As usual Pratchett has performed feats with the English language that appear at first glance to be impossible. Words just fit better together coming from him. We're transported back in time along with a somewhat frustrated Sam Vines who's got to save the city with the help of a younger version of himself and, gods help us, a street urchin version Nobby Nobbs. For die-hard Pratchett fans, that's all the information you need to realize that this is a rollicking good read.
Stephen Briggs performs nicely as narrator and makes the whole trip pleasant. Alas, I'll always be biased - These tales truly ought to be read by Nigel Planer. Nigel's voice will forever and always ring true for me as the 'proper' voice of each of the Disk World folk.
"Nightwatch" is arguably Terry Pratchett's best Discworld novel. If you want to see Duke Vimes at his copper best, this is the book for you. Cast back in time thirty years, he is stripped of the multi-species team he has built in the Watch. While Sybil is giving birth, Vimes must find a way home (and take a loopy killer back him), while revolution swirls through the streets of Ankh Morpork. Also on the scene are the recently recruited, and green as the woobly bits the rats won't even eat, Private Sam Vines, and an odd monk who sweeps out the station house. Fred Colon and a young Nobby Nobbs are also on the scene.

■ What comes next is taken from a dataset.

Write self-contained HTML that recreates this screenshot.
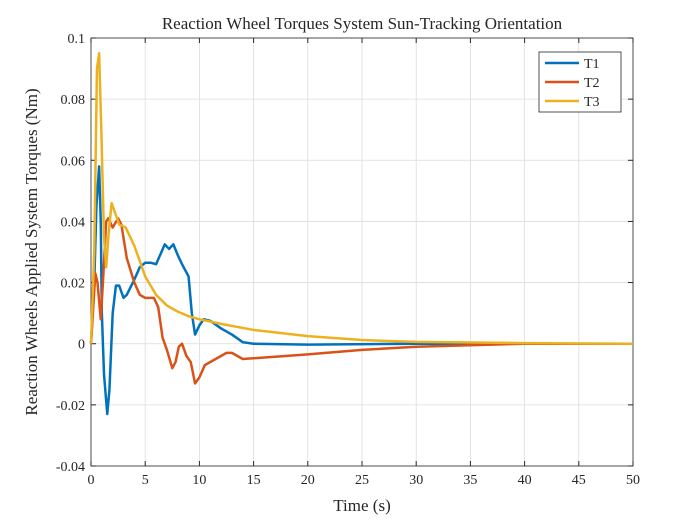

I believe that Sir Terry is on record as saying "A Hat Full of Sky" is his personal favorite, and I agree that it is a great book, but I have to respectfully disagree with His Grace on this. I feel "Night Watch" is not only the pinnacle of his "Watch" themed books, but the best of Discworld. This book always seems to transport me to Ankh-Morpork and bring it and the characters to life; this is escapism at its best. And Stephen Briggs is, simply put, _The_ voice of Discworld. (Though, how amazing would it be for Briggs and Nigel Planar to team up, each doing the characters they do best? I'm not sure that Pratchett fans would be able to handle the euphoria of that pairing.)
If you've never read Pratchett's work, or are new to Discworld, I think this book could easily leave you wanting more. There are other Discworld books that precede "Night Watch" in the "Watch" arc, and having that background would certainly help make this reading a bit richer. But this book stands on its own nicely and would be a great introduction to Pratchett's work and the massive Discworld series. Be warned--Discworld has driven the most sane and boring of us to ridiculous levels of fanaticism. You may soon find yourself looking for a red pointy hat and a staff with a knob on the end.
In the Sam Vimes series this is absolutely one of the best, maybe 'the' best. It isn't necessary to have read the others to enjoy it but it comes in between the Fifth Elephant and Thud. Time travel plots are usually mildly entertaining but with many holes in the story that are left to be explained by time paradox. But not so with Night Watch - the events are meaningful to the character development, and the narration makes such an engaging experience that it left me a bit stunned - and I had to listen right over again.
I rated this three stars, entirely because the recording quality is horrendous. The story is wonderful, the narration brilliant. Too bad they apparently used a 1967-era 8-track tape recorder in a freeway tunnel to record it.
What new praise can I possibly add about the wonderful source material and the reading by Stephen Briggs? The writing and story are brilliant and moving, the characters obviously as cherished by the author as they are by his fans, and Briggs, as always, brings the prose and characters to life.
When I first purchased this title, I was totally underwhelmed by the terrible audio quality. It sounded as though the narrator was reading from the bottom of a deep well. Thankfully, Audible seems to have responded to customer concerns about the terrible echo and remedied that problem. I recently downloaded the newly available Enhanced Audio version and was pleasantly stunned by the pristine quality of this new recording.
The fight to capture a murderer in Ankh-Morpork suddenly takes a strange, sudden turn into the city's dark past. Terry Pratchett takes a creative, gripping and (as always) funny spin on the travel-back-in-time plot so frequently found in sci-fi/fantasy and makes it thoroughly "Discworld." This is a personal favourite, with both the Watch and the History Monks. Definitely recommended!
Terry Pratchett is one of the most insightful and wittiest satirists of popular culture literature has seen. Night Watch is, as with his other Discworld books, an incredibly addictive and enjoyable story. Sam Vimes takes another step in his ongoing evolution as a character, and some of the egnimatic Patrician's past is revealed. this is a great story, and the narration is superb. Get this book!
This is one of the best of the series. Here when I thought he might be running out of steam he comes out with a really good read / listen. It had me laughing out loud more than once.